▶ **Stated exercise**
In the entries below, find the line containing "Write the matplotlib code for this chart." and the line containing "qair_10n_sig = [125, 135, 145, 155, 165, 175, 185, 195, 205]". Copy those two lines and everything between them exactly, without the pictures.

▶ **Available records**

☆ ☆ ☆ ☆ ☆

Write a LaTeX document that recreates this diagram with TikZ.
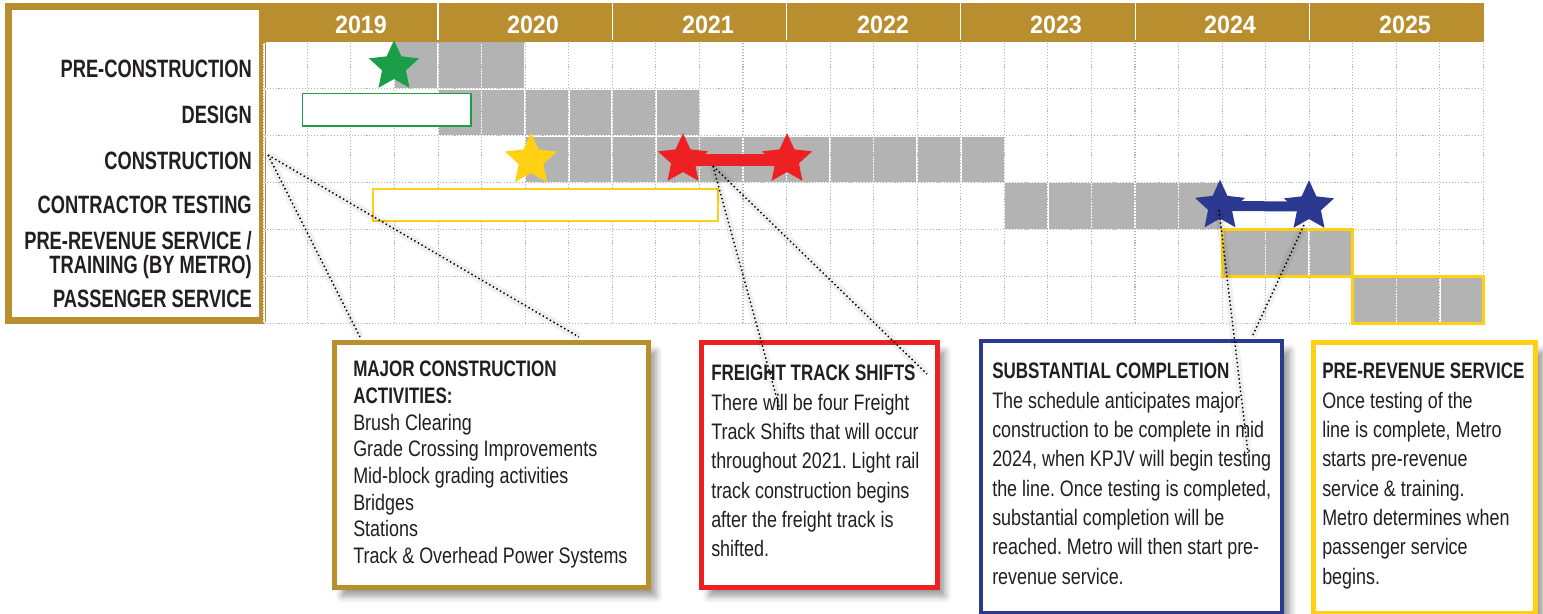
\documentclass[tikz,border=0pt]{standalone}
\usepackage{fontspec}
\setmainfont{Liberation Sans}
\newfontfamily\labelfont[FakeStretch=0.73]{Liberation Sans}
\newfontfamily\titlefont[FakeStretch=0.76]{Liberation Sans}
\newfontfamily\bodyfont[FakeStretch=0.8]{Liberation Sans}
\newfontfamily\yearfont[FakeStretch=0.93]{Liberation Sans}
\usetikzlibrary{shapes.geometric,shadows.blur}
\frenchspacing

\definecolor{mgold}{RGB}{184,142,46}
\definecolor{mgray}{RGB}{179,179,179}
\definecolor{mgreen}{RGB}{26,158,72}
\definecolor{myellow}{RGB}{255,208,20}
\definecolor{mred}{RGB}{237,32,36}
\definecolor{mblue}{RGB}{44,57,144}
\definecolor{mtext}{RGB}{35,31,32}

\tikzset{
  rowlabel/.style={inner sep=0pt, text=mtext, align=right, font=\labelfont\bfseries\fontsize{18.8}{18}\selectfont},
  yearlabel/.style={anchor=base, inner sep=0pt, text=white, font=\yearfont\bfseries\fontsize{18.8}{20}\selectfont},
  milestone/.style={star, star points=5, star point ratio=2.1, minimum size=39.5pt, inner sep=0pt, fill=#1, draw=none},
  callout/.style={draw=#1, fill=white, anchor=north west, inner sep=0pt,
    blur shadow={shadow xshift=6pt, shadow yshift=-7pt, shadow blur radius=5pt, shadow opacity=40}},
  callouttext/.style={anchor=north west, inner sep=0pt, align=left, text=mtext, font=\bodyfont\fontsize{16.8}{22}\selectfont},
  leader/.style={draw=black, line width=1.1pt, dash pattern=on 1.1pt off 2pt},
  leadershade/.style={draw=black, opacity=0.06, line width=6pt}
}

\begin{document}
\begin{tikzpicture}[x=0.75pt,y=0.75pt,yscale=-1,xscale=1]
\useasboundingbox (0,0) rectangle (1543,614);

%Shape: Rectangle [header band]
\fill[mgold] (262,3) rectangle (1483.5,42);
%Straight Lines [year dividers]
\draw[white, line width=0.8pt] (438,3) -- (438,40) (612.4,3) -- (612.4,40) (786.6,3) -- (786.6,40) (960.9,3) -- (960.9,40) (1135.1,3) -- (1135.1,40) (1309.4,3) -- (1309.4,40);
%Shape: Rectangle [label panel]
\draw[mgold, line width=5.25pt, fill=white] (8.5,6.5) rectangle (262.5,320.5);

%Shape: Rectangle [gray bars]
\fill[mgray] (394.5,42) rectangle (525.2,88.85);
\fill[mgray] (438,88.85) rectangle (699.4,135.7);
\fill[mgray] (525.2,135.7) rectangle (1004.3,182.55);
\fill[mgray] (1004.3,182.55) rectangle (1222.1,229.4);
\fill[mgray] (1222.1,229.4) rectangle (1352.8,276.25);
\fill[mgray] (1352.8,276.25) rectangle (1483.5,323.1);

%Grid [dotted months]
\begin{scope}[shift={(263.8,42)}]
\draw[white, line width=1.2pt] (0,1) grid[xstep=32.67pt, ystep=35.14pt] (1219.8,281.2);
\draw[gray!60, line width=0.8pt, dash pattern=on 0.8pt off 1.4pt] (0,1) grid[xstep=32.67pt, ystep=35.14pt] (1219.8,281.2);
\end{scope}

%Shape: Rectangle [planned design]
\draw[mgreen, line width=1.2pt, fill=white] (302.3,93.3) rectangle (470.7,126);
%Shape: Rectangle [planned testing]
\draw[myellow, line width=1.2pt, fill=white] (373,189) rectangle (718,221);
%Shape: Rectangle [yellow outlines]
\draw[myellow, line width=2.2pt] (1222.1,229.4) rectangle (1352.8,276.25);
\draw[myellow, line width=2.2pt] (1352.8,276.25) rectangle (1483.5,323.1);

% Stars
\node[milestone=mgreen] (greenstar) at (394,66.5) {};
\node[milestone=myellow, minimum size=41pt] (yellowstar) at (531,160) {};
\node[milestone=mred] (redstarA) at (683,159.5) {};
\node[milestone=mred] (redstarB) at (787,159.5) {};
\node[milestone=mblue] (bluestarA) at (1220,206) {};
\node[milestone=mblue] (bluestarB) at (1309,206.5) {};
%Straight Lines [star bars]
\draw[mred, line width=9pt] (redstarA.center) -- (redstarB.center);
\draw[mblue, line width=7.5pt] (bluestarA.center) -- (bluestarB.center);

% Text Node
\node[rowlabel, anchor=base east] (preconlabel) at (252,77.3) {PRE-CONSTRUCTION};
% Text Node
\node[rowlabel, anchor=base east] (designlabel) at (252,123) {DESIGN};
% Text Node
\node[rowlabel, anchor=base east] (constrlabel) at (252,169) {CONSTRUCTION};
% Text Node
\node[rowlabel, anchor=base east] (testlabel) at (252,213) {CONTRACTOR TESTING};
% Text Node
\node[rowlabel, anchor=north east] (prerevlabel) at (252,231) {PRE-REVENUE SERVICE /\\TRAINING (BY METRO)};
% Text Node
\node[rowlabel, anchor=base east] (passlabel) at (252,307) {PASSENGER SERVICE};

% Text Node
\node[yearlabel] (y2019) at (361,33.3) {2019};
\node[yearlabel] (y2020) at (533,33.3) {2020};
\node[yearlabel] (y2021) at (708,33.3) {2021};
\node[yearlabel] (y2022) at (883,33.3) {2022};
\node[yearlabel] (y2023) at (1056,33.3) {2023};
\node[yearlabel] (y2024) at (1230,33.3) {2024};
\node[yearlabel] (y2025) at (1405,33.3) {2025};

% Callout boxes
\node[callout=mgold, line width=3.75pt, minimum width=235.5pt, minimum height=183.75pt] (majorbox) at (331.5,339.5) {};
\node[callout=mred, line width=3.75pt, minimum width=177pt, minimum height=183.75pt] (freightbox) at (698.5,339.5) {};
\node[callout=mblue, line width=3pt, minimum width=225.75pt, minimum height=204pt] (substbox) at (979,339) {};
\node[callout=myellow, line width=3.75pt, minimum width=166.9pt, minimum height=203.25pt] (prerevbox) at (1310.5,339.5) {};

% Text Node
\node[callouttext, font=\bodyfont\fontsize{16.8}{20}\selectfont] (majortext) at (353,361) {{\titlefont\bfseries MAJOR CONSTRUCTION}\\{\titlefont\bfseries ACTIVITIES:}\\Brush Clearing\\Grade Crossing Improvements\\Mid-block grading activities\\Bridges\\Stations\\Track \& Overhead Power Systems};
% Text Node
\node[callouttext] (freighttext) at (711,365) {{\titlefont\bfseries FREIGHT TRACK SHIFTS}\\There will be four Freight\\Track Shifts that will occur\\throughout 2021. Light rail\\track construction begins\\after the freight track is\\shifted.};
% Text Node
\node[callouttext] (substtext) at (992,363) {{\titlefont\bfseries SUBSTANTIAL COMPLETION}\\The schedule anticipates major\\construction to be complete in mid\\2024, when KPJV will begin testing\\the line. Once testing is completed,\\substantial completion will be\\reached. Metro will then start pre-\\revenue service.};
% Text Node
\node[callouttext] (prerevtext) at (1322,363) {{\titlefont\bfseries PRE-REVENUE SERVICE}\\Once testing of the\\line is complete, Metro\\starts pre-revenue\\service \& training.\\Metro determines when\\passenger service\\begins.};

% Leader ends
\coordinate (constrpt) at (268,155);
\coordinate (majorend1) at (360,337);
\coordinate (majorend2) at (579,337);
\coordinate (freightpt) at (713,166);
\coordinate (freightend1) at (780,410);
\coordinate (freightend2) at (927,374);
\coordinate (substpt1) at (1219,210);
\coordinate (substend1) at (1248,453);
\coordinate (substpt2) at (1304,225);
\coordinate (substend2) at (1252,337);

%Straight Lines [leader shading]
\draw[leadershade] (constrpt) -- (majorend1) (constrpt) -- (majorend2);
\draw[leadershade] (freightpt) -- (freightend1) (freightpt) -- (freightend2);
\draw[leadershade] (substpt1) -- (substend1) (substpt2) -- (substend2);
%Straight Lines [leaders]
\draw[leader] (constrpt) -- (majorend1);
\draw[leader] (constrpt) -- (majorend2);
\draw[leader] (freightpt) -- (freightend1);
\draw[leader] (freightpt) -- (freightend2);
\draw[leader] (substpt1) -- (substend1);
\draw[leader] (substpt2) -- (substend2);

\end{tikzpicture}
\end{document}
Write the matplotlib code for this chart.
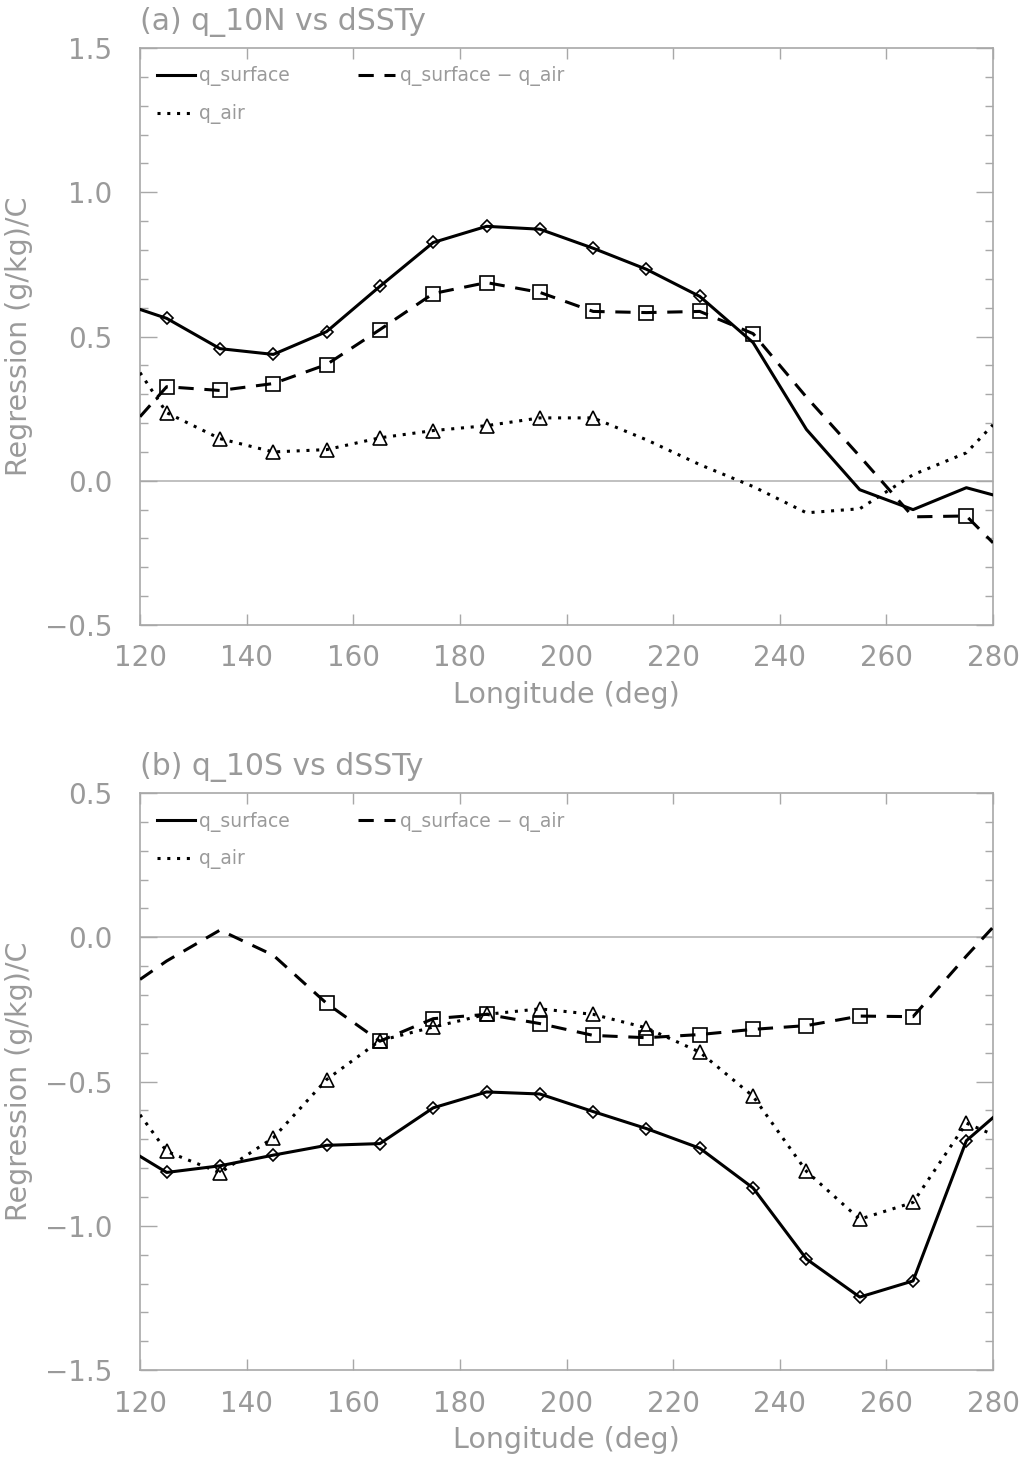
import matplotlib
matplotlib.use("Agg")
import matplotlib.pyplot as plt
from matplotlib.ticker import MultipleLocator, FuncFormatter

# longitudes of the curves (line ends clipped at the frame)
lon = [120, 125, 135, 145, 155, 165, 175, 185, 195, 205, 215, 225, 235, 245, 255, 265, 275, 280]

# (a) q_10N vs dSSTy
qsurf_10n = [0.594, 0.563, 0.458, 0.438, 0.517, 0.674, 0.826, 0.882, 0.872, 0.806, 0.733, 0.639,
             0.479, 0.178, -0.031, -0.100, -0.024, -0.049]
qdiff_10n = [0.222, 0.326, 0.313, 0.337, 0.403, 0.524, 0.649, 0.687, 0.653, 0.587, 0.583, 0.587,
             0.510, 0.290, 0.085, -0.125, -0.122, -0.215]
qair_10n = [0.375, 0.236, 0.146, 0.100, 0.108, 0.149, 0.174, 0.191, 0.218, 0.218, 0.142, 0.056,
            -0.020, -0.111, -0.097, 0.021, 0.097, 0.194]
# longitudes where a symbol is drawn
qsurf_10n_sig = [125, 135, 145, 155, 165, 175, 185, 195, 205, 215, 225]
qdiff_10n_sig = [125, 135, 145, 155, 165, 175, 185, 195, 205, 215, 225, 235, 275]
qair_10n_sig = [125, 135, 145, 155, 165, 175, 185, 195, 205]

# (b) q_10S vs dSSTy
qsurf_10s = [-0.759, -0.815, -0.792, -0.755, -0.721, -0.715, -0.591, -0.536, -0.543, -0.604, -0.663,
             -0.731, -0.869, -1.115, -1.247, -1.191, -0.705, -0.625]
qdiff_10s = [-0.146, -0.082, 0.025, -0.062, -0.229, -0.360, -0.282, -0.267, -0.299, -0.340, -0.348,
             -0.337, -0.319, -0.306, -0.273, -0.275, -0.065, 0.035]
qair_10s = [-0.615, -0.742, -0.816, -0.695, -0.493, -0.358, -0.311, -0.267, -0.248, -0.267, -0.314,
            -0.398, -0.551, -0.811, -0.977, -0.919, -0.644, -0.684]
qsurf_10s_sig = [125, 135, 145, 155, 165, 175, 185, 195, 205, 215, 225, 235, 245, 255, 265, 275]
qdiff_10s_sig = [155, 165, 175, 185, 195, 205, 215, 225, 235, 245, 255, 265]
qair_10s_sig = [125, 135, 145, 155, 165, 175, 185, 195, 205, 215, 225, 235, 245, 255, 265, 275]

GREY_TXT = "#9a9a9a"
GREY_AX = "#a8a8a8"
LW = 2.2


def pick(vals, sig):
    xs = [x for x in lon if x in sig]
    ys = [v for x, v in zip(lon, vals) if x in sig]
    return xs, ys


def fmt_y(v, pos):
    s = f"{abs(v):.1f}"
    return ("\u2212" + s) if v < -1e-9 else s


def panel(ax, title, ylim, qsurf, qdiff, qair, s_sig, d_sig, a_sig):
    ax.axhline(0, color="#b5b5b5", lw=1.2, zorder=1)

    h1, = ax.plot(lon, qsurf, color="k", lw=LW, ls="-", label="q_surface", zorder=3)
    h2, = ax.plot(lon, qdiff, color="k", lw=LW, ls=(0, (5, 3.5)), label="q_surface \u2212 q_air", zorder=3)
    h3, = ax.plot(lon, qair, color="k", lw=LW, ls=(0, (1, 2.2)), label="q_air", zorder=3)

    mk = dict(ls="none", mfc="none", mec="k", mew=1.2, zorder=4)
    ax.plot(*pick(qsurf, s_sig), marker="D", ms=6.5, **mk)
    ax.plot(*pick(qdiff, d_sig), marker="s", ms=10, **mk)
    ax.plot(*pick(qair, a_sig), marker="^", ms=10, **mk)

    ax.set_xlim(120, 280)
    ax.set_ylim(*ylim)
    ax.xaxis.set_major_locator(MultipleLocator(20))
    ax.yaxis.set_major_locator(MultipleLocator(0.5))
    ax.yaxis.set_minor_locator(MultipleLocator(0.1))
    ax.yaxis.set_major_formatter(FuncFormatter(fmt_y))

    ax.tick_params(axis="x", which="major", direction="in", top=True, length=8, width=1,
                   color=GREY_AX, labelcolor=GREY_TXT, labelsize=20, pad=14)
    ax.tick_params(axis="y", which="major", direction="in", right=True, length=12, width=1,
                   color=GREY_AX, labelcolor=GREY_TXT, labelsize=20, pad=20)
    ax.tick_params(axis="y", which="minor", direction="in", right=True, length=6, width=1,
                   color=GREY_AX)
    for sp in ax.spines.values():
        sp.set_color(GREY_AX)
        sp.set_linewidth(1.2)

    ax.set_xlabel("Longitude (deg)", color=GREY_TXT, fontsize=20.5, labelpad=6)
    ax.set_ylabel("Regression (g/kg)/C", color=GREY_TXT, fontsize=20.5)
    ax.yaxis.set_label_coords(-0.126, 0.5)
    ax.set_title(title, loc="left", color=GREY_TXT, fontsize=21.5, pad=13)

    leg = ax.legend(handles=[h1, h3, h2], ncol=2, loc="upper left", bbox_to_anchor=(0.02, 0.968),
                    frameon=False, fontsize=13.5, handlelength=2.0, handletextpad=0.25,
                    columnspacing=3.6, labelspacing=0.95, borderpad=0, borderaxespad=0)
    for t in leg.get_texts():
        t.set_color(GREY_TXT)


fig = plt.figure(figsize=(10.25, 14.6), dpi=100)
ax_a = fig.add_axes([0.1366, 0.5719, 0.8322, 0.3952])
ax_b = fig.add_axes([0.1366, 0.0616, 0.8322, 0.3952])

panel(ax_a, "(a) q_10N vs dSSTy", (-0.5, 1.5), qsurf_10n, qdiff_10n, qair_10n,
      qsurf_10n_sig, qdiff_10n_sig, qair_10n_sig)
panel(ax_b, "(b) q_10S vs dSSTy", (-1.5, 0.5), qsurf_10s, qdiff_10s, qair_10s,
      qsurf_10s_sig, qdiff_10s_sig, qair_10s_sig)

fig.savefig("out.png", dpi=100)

☆ ☆ ☆ ☆ ☆

▶ **Response to the exercise**
Write the matplotlib code for this chart.
import matplotlib
matplotlib.use("Agg")
import matplotlib.pyplot as plt
from matplotlib.ticker import MultipleLocator, FuncFormatter

# longitudes of the curves (line ends clipped at the frame)
lon = [120, 125, 135, 145, 155, 165, 175, 185, 195, 205, 215, 225, 235, 245, 255, 265, 275, 280]

# (a) q_10N vs dSSTy
qsurf_10n = [0.594, 0.563, 0.458, 0.438, 0.517, 0.674, 0.826, 0.882, 0.872, 0.806, 0.733, 0.639,
             0.479, 0.178, -0.031, -0.100, -0.024, -0.049]
qdiff_10n = [0.222, 0.326, 0.313, 0.337, 0.403, 0.524, 0.649, 0.687, 0.653, 0.587, 0.583, 0.587,
             0.510, 0.290, 0.085, -0.125, -0.122, -0.215]
qair_10n = [0.375, 0.236, 0.146, 0.100, 0.108, 0.149, 0.174, 0.191, 0.218, 0.218, 0.142, 0.056,
            -0.020, -0.111, -0.097, 0.021, 0.097, 0.194]
# longitudes where a symbol is drawn
qsurf_10n_sig = [125, 135, 145, 155, 165, 175, 185, 195, 205, 215, 225]
qdiff_10n_sig = [125, 135, 145, 155, 165, 175, 185, 195, 205, 215, 225, 235, 275]
qair_10n_sig = [125, 135, 145, 155, 165, 175, 185, 195, 205]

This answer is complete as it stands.